"""
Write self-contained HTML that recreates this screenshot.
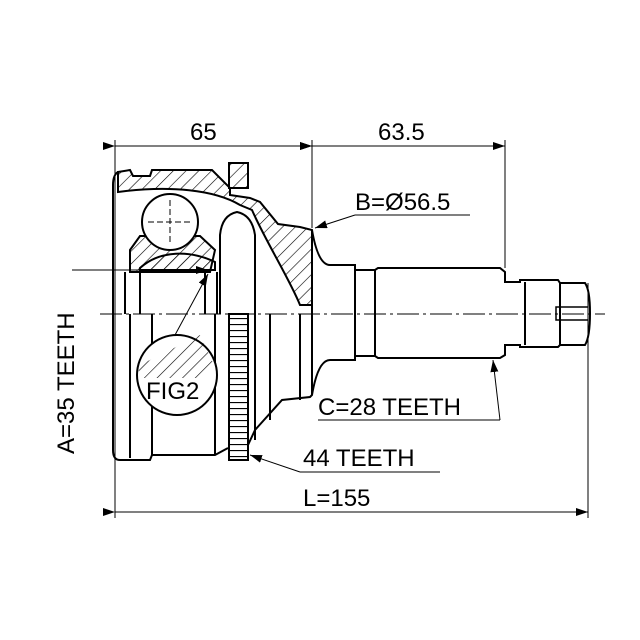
<!DOCTYPE html>
<html><head><style>body{margin:0;background:#fff}svg{display:block}text{font-family:"Liberation Sans",Arial,sans-serif;font-size:24px;fill:#000}</style></head>
<body>
<svg width="640" height="640" viewBox="0 0 640 640" xmlns="http://www.w3.org/2000/svg">
<defs>
<pattern id="h" width="9" height="9" patternUnits="userSpaceOnUse" patternTransform="rotate(45)"><line x1="0" y1="0" x2="0" y2="9" stroke="#000" stroke-width="1.2"/></pattern>
<pattern id="t" width="19" height="6" patternUnits="userSpaceOnUse"><line x1="0" y1="0.5" x2="19" y2="0.5" stroke="#000" stroke-width="1.2"/></pattern>
<marker id="a" markerWidth="12" markerHeight="8" refX="12" refY="4" orient="auto" markerUnits="userSpaceOnUse"><path d="M0,0 L12,4 L0,8 z"/></marker>
</defs>
<g stroke="#000" fill="none" stroke-width="1">
<line x1="115" y1="140" x2="115" y2="518"/>
<line x1="312" y1="140" x2="312" y2="228"/>
<line x1="505" y1="140" x2="505" y2="268"/>
<line x1="588" y1="283" x2="588" y2="518"/>
<line x1="115" y1="146" x2="312" y2="146" marker-start="url(#a)" marker-end="url(#a)"/>
<line x1="312" y1="146" x2="505" y2="146" marker-start="url(#a)" marker-end="url(#a)"/>
<line x1="115" y1="512" x2="588" y2="512" marker-start="url(#a)" marker-end="url(#a)"/>
<line x1="100" y1="314" x2="605" y2="314" stroke-dasharray="22,4,3,4"/>
</g>
<g stroke="#000" stroke-width="2" fill="url(#h)">
<path d="M118,172 L130,170 L133,176 L150,176 L152,170 L212,170 L230,188 L230,195 L250,198 L260,202 L278,224 L300,227 L312,230 L312,305 L300,305 C290,280 265,240 252,210 L240,205 C215,190 170,185 118,192 Z"/>
<path d="M130,250 L140,236 L200,236 L215,250 L210,272 L130,272 Z"/>
<path d="M140,268 C160,250 190,250 215,262 L215,270 L140,270 Z"/>
<rect x="229" y="163" width="19" height="25"/>
</g>
<g stroke="#000" stroke-width="2" fill="none">
<path d="M118,172 Q113,175 113,185 L113,450 Q113,460 120,460 L150,460 L152,455 L215,455 L228,448"/>
<path d="M248,445 L255,430 L282,400 L310,397 L312,395 L312,305"/>
<line x1="130" y1="314" x2="130" y2="458"/>
<line x1="152" y1="314" x2="152" y2="455"/>
<line x1="215" y1="314" x2="215" y2="455"/>
<line x1="125" y1="272" x2="125" y2="314"/>
<line x1="140" y1="272" x2="140" y2="314"/>
<line x1="205" y1="272" x2="205" y2="314"/>
<line x1="217" y1="272" x2="217" y2="314"/>
<path d="M220,314 L220,235 Q222,215 237,212 Q252,215 255,235 L255,314"/>
<line x1="255" y1="314" x2="255" y2="440"/>
<line x1="270" y1="314" x2="270" y2="420"/>
<line x1="300" y1="314" x2="300" y2="400"/>
<rect x="229" y="314" width="19" height="146" fill="url(#t)" stroke-width="2"/>
<circle cx="170" cy="222" r="28" fill="#fff"/>
<circle cx="177" cy="375" r="40" fill="#fff"/>
<path d="M312,230 Q318,265 330,265 L355,265 L355,270 L375,270 L378,268 L500,268 L505,272 L505,282 L520,282 L520,280 L558,280 L560,283 L585,283 Q590,290 590,313 Q590,337 585,345 L560,345 L558,347 L520,347 L520,345 L505,345 L505,355 L500,358 L378,358 L375,356 L355,356 L355,360 L330,360 Q318,360 312,395"/>
<line x1="375" y1="270" x2="375" y2="356"/>
<line x1="355" y1="270" x2="355" y2="356"/>
<line x1="560" y1="283" x2="560" y2="345"/>
<line x1="525" y1="282" x2="525" y2="345"/>
<path d="M588,307 L556,307 L556,320 L588,320" stroke-width="1.5"/>
</g>
<g stroke="#000" stroke-width="1">
<line x1="170" y1="200" x2="170" y2="244" stroke-dasharray="6,3"/>
<line x1="148" y1="222" x2="192" y2="222" stroke-dasharray="6,3"/>
<path d="M140,365 L200,335 L214,365 L205,370 L205,378 L137,378 Z" fill="url(#h)" stroke="none"/>
<line x1="72" y1="270" x2="208" y2="270" marker-end="url(#a)"/>
<line x1="175" y1="335" x2="208" y2="274" marker-end="url(#a)"/>
<line x1="355" y1="215" x2="315" y2="228" marker-end="url(#a)"/>
<line x1="355" y1="215" x2="470" y2="215"/>
<line x1="500" y1="420" x2="493" y2="360" marker-end="url(#a)"/>
<line x1="318" y1="420" x2="500" y2="420"/>
<line x1="300" y1="472" x2="250" y2="455" marker-end="url(#a)"/>
<line x1="300" y1="472" x2="440" y2="472"/>
</g>
<text x="190" y="140">65</text>
<text x="378" y="140">63.5</text>
<text x="355" y="210">B=Ø56.5</text>
<text x="318" y="415">C=28 TEETH</text>
<text x="303" y="466">44 TEETH</text>
<text x="303" y="506">L=155</text>
<text x="146" y="399">FIG2</text>
<text transform="translate(74,454) rotate(-90)">A=35 TEETH</text>
</svg>
</body></html>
"""
**DIRECTION**: Set down the material exactly, every line of it, except for the pictures.

**TASK OUTPUT**:
Write self-contained HTML that recreates this screenshot.
<!DOCTYPE html>
<html><head><style>body{margin:0;background:#fff}svg{display:block}text{font-family:"Liberation Sans",Arial,sans-serif;font-size:24px;fill:#000}</style></head>
<body>
<svg width="640" height="640" viewBox="0 0 640 640" xmlns="http://www.w3.org/2000/svg">
<defs>
<pattern id="h" width="9" height="9" patternUnits="userSpaceOnUse" patternTransform="rotate(45)"><line x1="0" y1="0" x2="0" y2="9" stroke="#000" stroke-width="1.2"/></pattern>
<pattern id="t" width="19" height="6" patternUnits="userSpaceOnUse"><line x1="0" y1="0.5" x2="19" y2="0.5" stroke="#000" stroke-width="1.2"/></pattern>
<marker id="a" markerWidth="12" markerHeight="8" refX="12" refY="4" orient="auto" markerUnits="userSpaceOnUse"><path d="M0,0 L12,4 L0,8 z"/></marker>
</defs>
<g stroke="#000" fill="none" stroke-width="1">
<line x1="115" y1="140" x2="115" y2="518"/>
<line x1="312" y1="140" x2="312" y2="228"/>
<line x1="505" y1="140" x2="505" y2="268"/>
<line x1="588" y1="283" x2="588" y2="518"/>
<line x1="115" y1="146" x2="312" y2="146" marker-start="url(#a)" marker-end="url(#a)"/>
<line x1="312" y1="146" x2="505" y2="146" marker-start="url(#a)" marker-end="url(#a)"/>
<line x1="115" y1="512" x2="588" y2="512" marker-start="url(#a)" marker-end="url(#a)"/>
<line x1="100" y1="314" x2="605" y2="314" stroke-dasharray="22,4,3,4"/>
</g>
<g stroke="#000" stroke-width="2" fill="url(#h)">
<path d="M118,172 L130,170 L133,176 L150,176 L152,170 L212,170 L230,188 L230,195 L250,198 L260,202 L278,224 L300,227 L312,230 L312,305 L300,305 C290,280 265,240 252,210 L240,205 C215,190 170,185 118,192 Z"/>
<path d="M130,250 L140,236 L200,236 L215,250 L210,272 L130,272 Z"/>
<path d="M140,268 C160,250 190,250 215,262 L215,270 L140,270 Z"/>
<rect x="229" y="163" width="19" height="25"/>
</g>
<g stroke="#000" stroke-width="2" fill="none">
<path d="M118,172 Q113,175 113,185 L113,450 Q113,460 120,460 L150,460 L152,455 L215,455 L228,448"/>
<path d="M248,445 L255,430 L282,400 L310,397 L312,395 L312,305"/>
<line x1="130" y1="314" x2="130" y2="458"/>
<line x1="152" y1="314" x2="152" y2="455"/>
<line x1="215" y1="314" x2="215" y2="455"/>
<line x1="125" y1="272" x2="125" y2="314"/>
<line x1="140" y1="272" x2="140" y2="314"/>
<line x1="205" y1="272" x2="205" y2="314"/>
<line x1="217" y1="272" x2="217" y2="314"/>
<path d="M220,314 L220,235 Q222,215 237,212 Q252,215 255,235 L255,314"/>
<line x1="255" y1="314" x2="255" y2="440"/>
<line x1="270" y1="314" x2="270" y2="420"/>
<line x1="300" y1="314" x2="300" y2="400"/>
<rect x="229" y="314" width="19" height="146" fill="url(#t)" stroke-width="2"/>
<circle cx="170" cy="222" r="28" fill="#fff"/>
<circle cx="177" cy="375" r="40" fill="#fff"/>
<path d="M312,230 Q318,265 330,265 L355,265 L355,270 L375,270 L378,268 L500,268 L505,272 L505,282 L520,282 L520,280 L558,280 L560,283 L585,283 Q590,290 590,313 Q590,337 585,345 L560,345 L558,347 L520,347 L520,345 L505,345 L505,355 L500,358 L378,358 L375,356 L355,356 L355,360 L330,360 Q318,360 312,395"/>
<line x1="375" y1="270" x2="375" y2="356"/>
<line x1="355" y1="270" x2="355" y2="356"/>
<line x1="560" y1="283" x2="560" y2="345"/>
<line x1="525" y1="282" x2="525" y2="345"/>
<path d="M588,307 L556,307 L556,320 L588,320" stroke-width="1.5"/>
</g>
<g stroke="#000" stroke-width="1">
<line x1="170" y1="200" x2="170" y2="244" stroke-dasharray="6,3"/>
<line x1="148" y1="222" x2="192" y2="222" stroke-dasharray="6,3"/>
<path d="M140,365 L200,335 L214,365 L205,370 L205,378 L137,378 Z" fill="url(#h)" stroke="none"/>
<line x1="72" y1="270" x2="208" y2="270" marker-end="url(#a)"/>
<line x1="175" y1="335" x2="208" y2="274" marker-end="url(#a)"/>
<line x1="355" y1="215" x2="315" y2="228" marker-end="url(#a)"/>
<line x1="355" y1="215" x2="470" y2="215"/>
<line x1="500" y1="420" x2="493" y2="360" marker-end="url(#a)"/>
<line x1="318" y1="420" x2="500" y2="420"/>
<line x1="300" y1="472" x2="250" y2="455" marker-end="url(#a)"/>
<line x1="300" y1="472" x2="440" y2="472"/>
</g>
<text x="190" y="140">65</text>
<text x="378" y="140">63.5</text>
<text x="355" y="210">B=Ø56.5</text>
<text x="318" y="415">C=28 TEETH</text>
<text x="303" y="466">44 TEETH</text>
<text x="303" y="506">L=155</text>
<text x="146" y="399">FIG2</text>
<text transform="translate(74,454) rotate(-90)">A=35 TEETH</text>
</svg>
</body></html>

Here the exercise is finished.